- **TO DO**: Take every line from the first down to the line with "import * as echarts from 'echarts';" and set it down exactly, without the pictures.
--
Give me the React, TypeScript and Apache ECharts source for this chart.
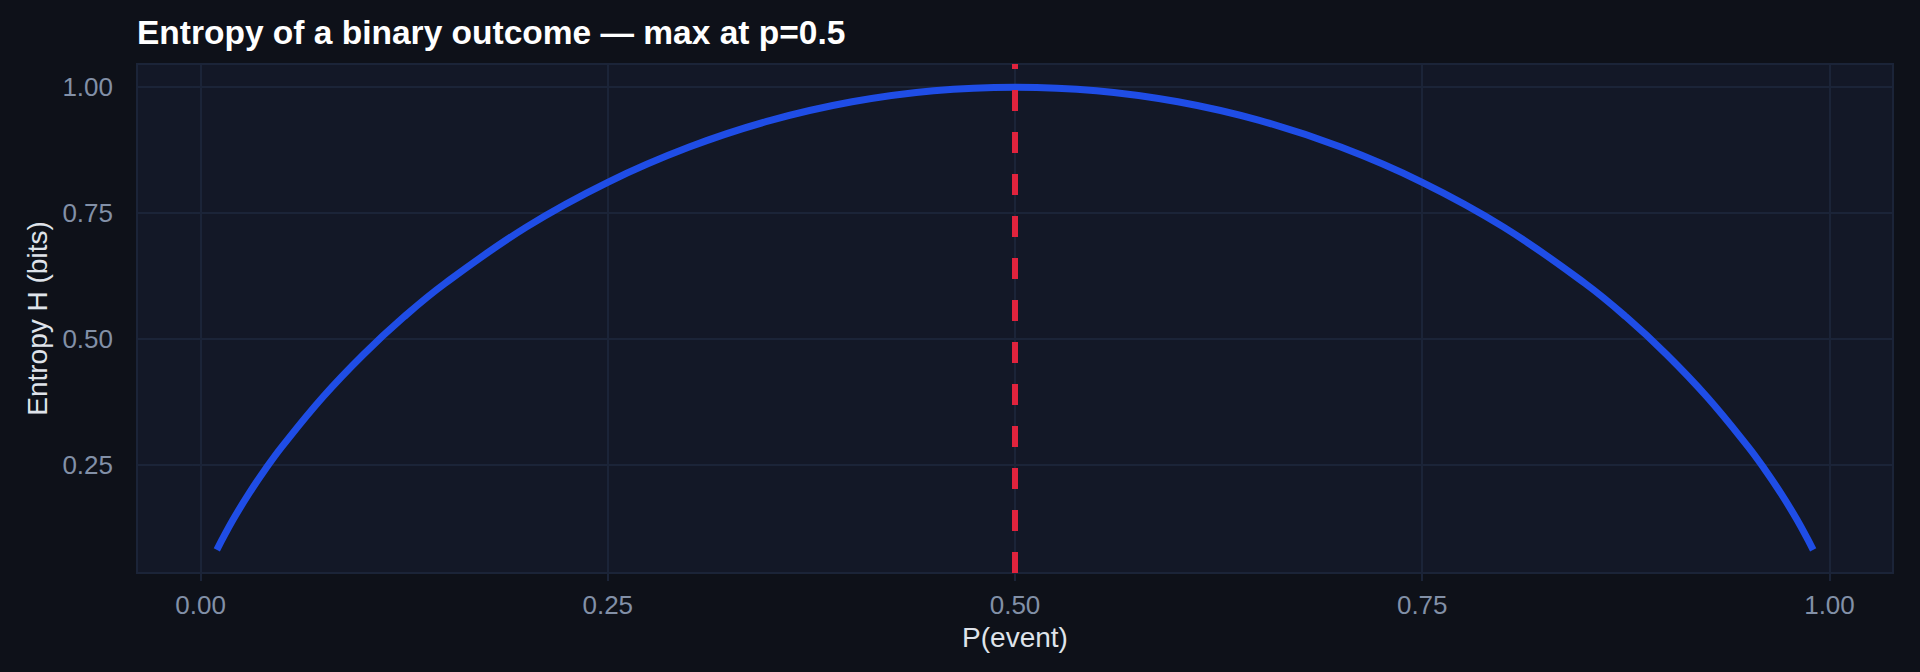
import React, { useEffect, useRef } from 'react';
import * as echarts from 'echarts';

// probability values and the entropy
const pValues = [
  0.01, 0.02, 0.03, 0.04, 0.05, 0.075, 0.1, 0.125, 0.15, 0.2, 0.25, 0.3, 0.35, 0.4, 0.45, 0.5,
  0.55, 0.6, 0.65, 0.7, 0.75, 0.8, 0.85, 0.875, 0.9, 0.925, 0.95, 0.96, 0.97, 0.98, 0.99,
];
const entropyValues = [
  0.081, 0.141, 0.194, 0.242, 0.286, 0.384, 0.469, 0.544, 0.61, 0.722, 0.811, 0.881, 0.934, 0.971, 0.993, 1.0,
  0.993, 0.971, 0.934, 0.881, 0.811, 0.722, 0.61, 0.544, 0.469, 0.384, 0.286, 0.242, 0.194, 0.141, 0.081,
];
const xTicks = [0, 0.25, 0.5, 0.75, 1];
const yTicks = [0.25, 0.5, 0.75, 1];
const peakP = 0.5;

const GRID = '#1b2438';
const TICK_TEXT = '#8290a7';
const FONT = 'Liberation Sans';

const App = () => {
  const chartRef = useRef<HTMLDivElement>(null);

  useEffect(() => {
    if (!chartRef.current) return;
    const chart = echarts.init(chartRef.current, null, { renderer: 'svg' });

    const option = {
      animation: false,
      backgroundColor: '#0e1119',
      title: {
        text: 'Entropy of a binary outcome — max at p=0.5',
        left: 132,
        top: 10,
        textStyle: { color: '#ffffff', fontSize: 33.5, fontWeight: 'bold', fontFamily: FONT },
      },
      grid: {
        left: 137,
        right: 27,
        top: 64,
        bottom: 99,
        show: true,
        backgroundColor: '#131827',
        borderColor: GRID,
        borderWidth: 2,
      },
      xAxis: {
        type: 'value',
        min: -0.039,
        max: 1.039,
        name: 'P(event)',
        nameLocation: 'middle',
        nameGap: 50,
        nameTextStyle: { color: '#dfe3ea', fontSize: 28, fontFamily: FONT },
        axisLine: { show: false },
        axisTick: { show: true, length: 8, customValues: xTicks, lineStyle: { color: GRID, width: 2 } },
        axisLabel: {
          customValues: xTicks,
          margin: 19,
          color: TICK_TEXT,
          fontSize: 26,
          fontFamily: FONT,
          formatter: (v: number) => v.toFixed(2),
        },
        splitLine: { show: true, lineStyle: { color: GRID, width: 2 } },
      },
      yAxis: {
        type: 'value',
        min: 0.0349,
        max: 1.046,
        name: 'Entropy H (bits)',
        nameLocation: 'middle',
        nameGap: 86,
        nameTextStyle: { color: '#dfe3ea', fontSize: 28, fontFamily: FONT },
        axisLine: { show: false },
        axisTick: { show: true, length: 8, customValues: yTicks, lineStyle: { color: GRID, width: 2 } },
        axisLabel: {
          customValues: yTicks,
          margin: 24,
          color: TICK_TEXT,
          fontSize: 26,
          fontFamily: FONT,
          formatter: (v: number) => v.toFixed(2),
        },
        splitLine: { show: true, lineStyle: { color: GRID, width: 2 } },
      },
      series: [
        {
          type: 'line',
          data: pValues.map((p, i) => [p, entropyValues[i]]),
          smooth: 0.4,
          symbol: 'none',
          lineStyle: { color: '#1f4de6', width: 7 },
          markLine: {
            silent: true,
            symbol: 'none',
            label: { show: false },
            lineStyle: { color: '#e0233d', width: 6, type: [21, 21] },
            data: [{ xAxis: peakP }],
          },
        },
      ],
    };

    chart.setOption(option as any);
    return () => chart.dispose();
  }, []);

  return (
    <div
      ref={chartRef}
      style={{ position: 'fixed', left: 0, top: 0, width: '1920px', height: '672px' }}
    />
  );
};

export default App;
--
- **CORRECT RESPONSE**:
Give me the React, TypeScript and Apache ECharts source for this chart.
import React, { useEffect, useRef } from 'react';
import * as echarts from 'echarts';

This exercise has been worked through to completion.